__Information provided__.
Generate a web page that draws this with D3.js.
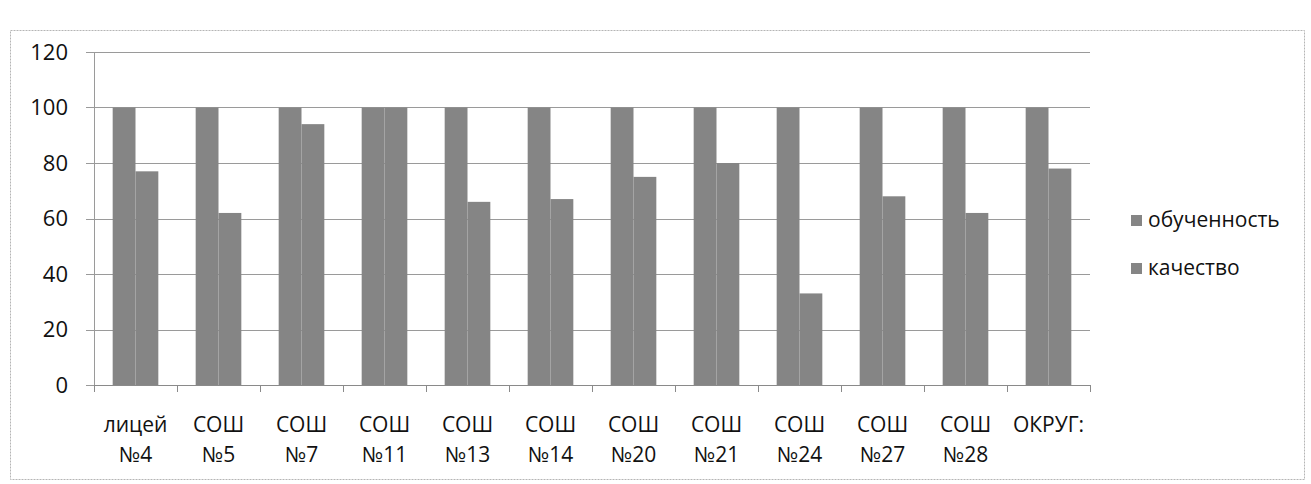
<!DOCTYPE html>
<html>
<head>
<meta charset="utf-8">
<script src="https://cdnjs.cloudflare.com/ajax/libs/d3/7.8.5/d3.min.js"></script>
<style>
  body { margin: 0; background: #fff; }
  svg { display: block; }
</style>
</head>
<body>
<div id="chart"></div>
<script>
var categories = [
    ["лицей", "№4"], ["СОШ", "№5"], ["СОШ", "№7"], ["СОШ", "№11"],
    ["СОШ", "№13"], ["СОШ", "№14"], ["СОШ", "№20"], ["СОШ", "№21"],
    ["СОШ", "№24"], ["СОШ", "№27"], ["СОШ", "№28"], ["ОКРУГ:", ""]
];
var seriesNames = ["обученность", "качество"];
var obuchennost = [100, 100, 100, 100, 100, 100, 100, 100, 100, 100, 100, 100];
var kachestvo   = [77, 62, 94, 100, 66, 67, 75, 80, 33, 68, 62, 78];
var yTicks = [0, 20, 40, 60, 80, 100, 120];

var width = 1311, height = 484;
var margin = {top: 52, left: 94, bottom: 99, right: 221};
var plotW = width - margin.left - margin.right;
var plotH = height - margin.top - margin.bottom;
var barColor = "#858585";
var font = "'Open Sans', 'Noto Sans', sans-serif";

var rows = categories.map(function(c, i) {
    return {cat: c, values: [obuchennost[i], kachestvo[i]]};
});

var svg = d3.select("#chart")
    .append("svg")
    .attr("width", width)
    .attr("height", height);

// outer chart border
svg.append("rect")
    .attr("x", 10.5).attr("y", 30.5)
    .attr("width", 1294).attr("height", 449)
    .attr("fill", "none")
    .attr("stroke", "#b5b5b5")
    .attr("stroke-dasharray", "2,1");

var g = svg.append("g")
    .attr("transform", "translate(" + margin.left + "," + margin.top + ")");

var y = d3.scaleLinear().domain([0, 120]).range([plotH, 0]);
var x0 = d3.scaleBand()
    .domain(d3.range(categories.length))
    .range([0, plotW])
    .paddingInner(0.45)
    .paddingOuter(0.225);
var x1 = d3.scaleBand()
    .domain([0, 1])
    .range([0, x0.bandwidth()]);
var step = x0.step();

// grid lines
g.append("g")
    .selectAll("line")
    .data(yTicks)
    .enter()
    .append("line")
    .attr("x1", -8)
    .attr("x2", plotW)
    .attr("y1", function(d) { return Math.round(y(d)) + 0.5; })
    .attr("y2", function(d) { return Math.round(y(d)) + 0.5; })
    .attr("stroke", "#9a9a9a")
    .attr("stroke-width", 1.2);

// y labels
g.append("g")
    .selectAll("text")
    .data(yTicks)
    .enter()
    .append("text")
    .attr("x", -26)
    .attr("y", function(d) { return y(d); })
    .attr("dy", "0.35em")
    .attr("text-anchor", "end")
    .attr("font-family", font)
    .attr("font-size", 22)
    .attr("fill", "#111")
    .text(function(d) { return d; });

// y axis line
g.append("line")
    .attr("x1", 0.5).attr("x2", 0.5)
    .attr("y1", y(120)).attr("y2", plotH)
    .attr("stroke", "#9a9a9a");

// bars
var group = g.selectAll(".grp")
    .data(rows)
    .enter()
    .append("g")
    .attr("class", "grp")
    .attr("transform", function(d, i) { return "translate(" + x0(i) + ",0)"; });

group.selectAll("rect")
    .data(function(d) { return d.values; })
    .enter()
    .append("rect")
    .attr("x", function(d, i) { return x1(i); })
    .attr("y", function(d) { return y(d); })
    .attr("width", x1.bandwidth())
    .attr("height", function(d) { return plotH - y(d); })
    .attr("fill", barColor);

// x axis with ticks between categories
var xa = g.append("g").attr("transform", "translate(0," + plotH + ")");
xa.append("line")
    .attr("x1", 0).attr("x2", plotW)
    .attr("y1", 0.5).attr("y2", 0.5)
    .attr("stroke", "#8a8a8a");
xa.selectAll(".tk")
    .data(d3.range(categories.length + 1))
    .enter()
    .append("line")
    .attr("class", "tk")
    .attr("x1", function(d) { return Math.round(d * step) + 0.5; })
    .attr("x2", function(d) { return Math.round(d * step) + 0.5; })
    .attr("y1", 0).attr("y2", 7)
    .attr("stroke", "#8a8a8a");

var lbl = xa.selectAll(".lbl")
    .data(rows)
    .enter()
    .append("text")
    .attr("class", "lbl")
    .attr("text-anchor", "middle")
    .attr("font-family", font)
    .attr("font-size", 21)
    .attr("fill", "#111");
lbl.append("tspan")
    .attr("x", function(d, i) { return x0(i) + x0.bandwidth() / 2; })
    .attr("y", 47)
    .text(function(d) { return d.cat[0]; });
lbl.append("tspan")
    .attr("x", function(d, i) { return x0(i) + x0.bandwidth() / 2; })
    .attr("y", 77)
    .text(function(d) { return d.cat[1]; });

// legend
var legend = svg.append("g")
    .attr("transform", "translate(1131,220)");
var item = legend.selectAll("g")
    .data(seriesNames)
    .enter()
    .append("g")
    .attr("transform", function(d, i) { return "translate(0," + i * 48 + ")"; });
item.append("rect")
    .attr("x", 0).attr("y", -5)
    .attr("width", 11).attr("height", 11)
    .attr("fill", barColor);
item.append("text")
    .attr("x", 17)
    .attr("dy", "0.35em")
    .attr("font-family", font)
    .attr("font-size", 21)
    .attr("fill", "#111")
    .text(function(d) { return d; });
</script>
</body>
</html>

__The problem__. Copy out all of the material exactly as written, without its pictures.

__Full output__.
Generate a web page that draws this with D3.js.
<!DOCTYPE html>
<html>
<head>
<meta charset="utf-8">
<script src="https://cdnjs.cloudflare.com/ajax/libs/d3/7.8.5/d3.min.js"></script>
<style>
  body { margin: 0; background: #fff; }
  svg { display: block; }
</style>
</head>
<body>
<div id="chart"></div>
<script>
var categories = [
    ["лицей", "№4"], ["СОШ", "№5"], ["СОШ", "№7"], ["СОШ", "№11"],
    ["СОШ", "№13"], ["СОШ", "№14"], ["СОШ", "№20"], ["СОШ", "№21"],
    ["СОШ", "№24"], ["СОШ", "№27"], ["СОШ", "№28"], ["ОКРУГ:", ""]
];
var seriesNames = ["обученность", "качество"];
var obuchennost = [100, 100, 100, 100, 100, 100, 100, 100, 100, 100, 100, 100];
var kachestvo   = [77, 62, 94, 100, 66, 67, 75, 80, 33, 68, 62, 78];
var yTicks = [0, 20, 40, 60, 80, 100, 120];

var width = 1311, height = 484;
var margin = {top: 52, left: 94, bottom: 99, right: 221};
var plotW = width - margin.left - margin.right;
var plotH = height - margin.top - margin.bottom;
var barColor = "#858585";
var font = "'Open Sans', 'Noto Sans', sans-serif";

var rows = categories.map(function(c, i) {
    return {cat: c, values: [obuchennost[i], kachestvo[i]]};
});

var svg = d3.select("#chart")
    .append("svg")
    .attr("width", width)
    .attr("height", height);

// outer chart border
svg.append("rect")
    .attr("x", 10.5).attr("y", 30.5)
    .attr("width", 1294).attr("height", 449)
    .attr("fill", "none")
    .attr("stroke", "#b5b5b5")
    .attr("stroke-dasharray", "2,1");

var g = svg.append("g")
    .attr("transform", "translate(" + margin.left + "," + margin.top + ")");

var y = d3.scaleLinear().domain([0, 120]).range([plotH, 0]);
var x0 = d3.scaleBand()
    .domain(d3.range(categories.length))
    .range([0, plotW])
    .paddingInner(0.45)
    .paddingOuter(0.225);
var x1 = d3.scaleBand()
    .domain([0, 1])
    .range([0, x0.bandwidth()]);
var step = x0.step();

// grid lines
g.append("g")
    .selectAll("line")
    .data(yTicks)
    .enter()
    .append("line")
    .attr("x1", -8)
    .attr("x2", plotW)
    .attr("y1", function(d) { return Math.round(y(d)) + 0.5; })
    .attr("y2", function(d) { return Math.round(y(d)) + 0.5; })
    .attr("stroke", "#9a9a9a")
    .attr("stroke-width", 1.2);

// y labels
g.append("g")
    .selectAll("text")
    .data(yTicks)
    .enter()
    .append("text")
    .attr("x", -26)
    .attr("y", function(d) { return y(d); })
    .attr("dy", "0.35em")
    .attr("text-anchor", "end")
    .attr("font-family", font)
    .attr("font-size", 22)
    .attr("fill", "#111")
    .text(function(d) { return d; });

// y axis line
g.append("line")
    .attr("x1", 0.5).attr("x2", 0.5)
    .attr("y1", y(120)).attr("y2", plotH)
    .attr("stroke", "#9a9a9a");

// bars
var group = g.selectAll(".grp")
    .data(rows)
    .enter()
    .append("g")
    .attr("class", "grp")
    .attr("transform", function(d, i) { return "translate(" + x0(i) + ",0)"; });

group.selectAll("rect")
    .data(function(d) { return d.values; })
    .enter()
    .append("rect")
    .attr("x", function(d, i) { return x1(i); })
    .attr("y", function(d) { return y(d); })
    .attr("width", x1.bandwidth())
    .attr("height", function(d) { return plotH - y(d); })
    .attr("fill", barColor);

// x axis with ticks between categories
var xa = g.append("g").attr("transform", "translate(0," + plotH + ")");
xa.append("line")
    .attr("x1", 0).attr("x2", plotW)
    .attr("y1", 0.5).attr("y2", 0.5)
    .attr("stroke", "#8a8a8a");
xa.selectAll(".tk")
    .data(d3.range(categories.length + 1))
    .enter()
    .append("line")
    .attr("class", "tk")
    .attr("x1", function(d) { return Math.round(d * step) + 0.5; })
    .attr("x2", function(d) { return Math.round(d * step) + 0.5; })
    .attr("y1", 0).attr("y2", 7)
    .attr("stroke", "#8a8a8a");

var lbl = xa.selectAll(".lbl")
    .data(rows)
    .enter()
    .append("text")
    .attr("class", "lbl")
    .attr("text-anchor", "middle")
    .attr("font-family", font)
    .attr("font-size", 21)
    .attr("fill", "#111");
lbl.append("tspan")
    .attr("x", function(d, i) { return x0(i) + x0.bandwidth() / 2; })
    .attr("y", 47)
    .text(function(d) { return d.cat[0]; });
lbl.append("tspan")
    .attr("x", function(d, i) { return x0(i) + x0.bandwidth() / 2; })
    .attr("y", 77)
    .text(function(d) { return d.cat[1]; });

// legend
var legend = svg.append("g")
    .attr("transform", "translate(1131,220)");
var item = legend.selectAll("g")
    .data(seriesNames)
    .enter()
    .append("g")
    .attr("transform", function(d, i) { return "translate(0," + i * 48 + ")"; });
item.append("rect")
    .attr("x", 0).attr("y", -5)
    .attr("width", 11).attr("height", 11)
    .attr("fill", barColor);
item.append("text")
    .attr("x", 17)
    .attr("dy", "0.35em")
    .attr("font-family", font)
    .attr("font-size", 21)
    .attr("fill", "#111")
    .text(function(d) { return d; });
</script>
</body>
</html>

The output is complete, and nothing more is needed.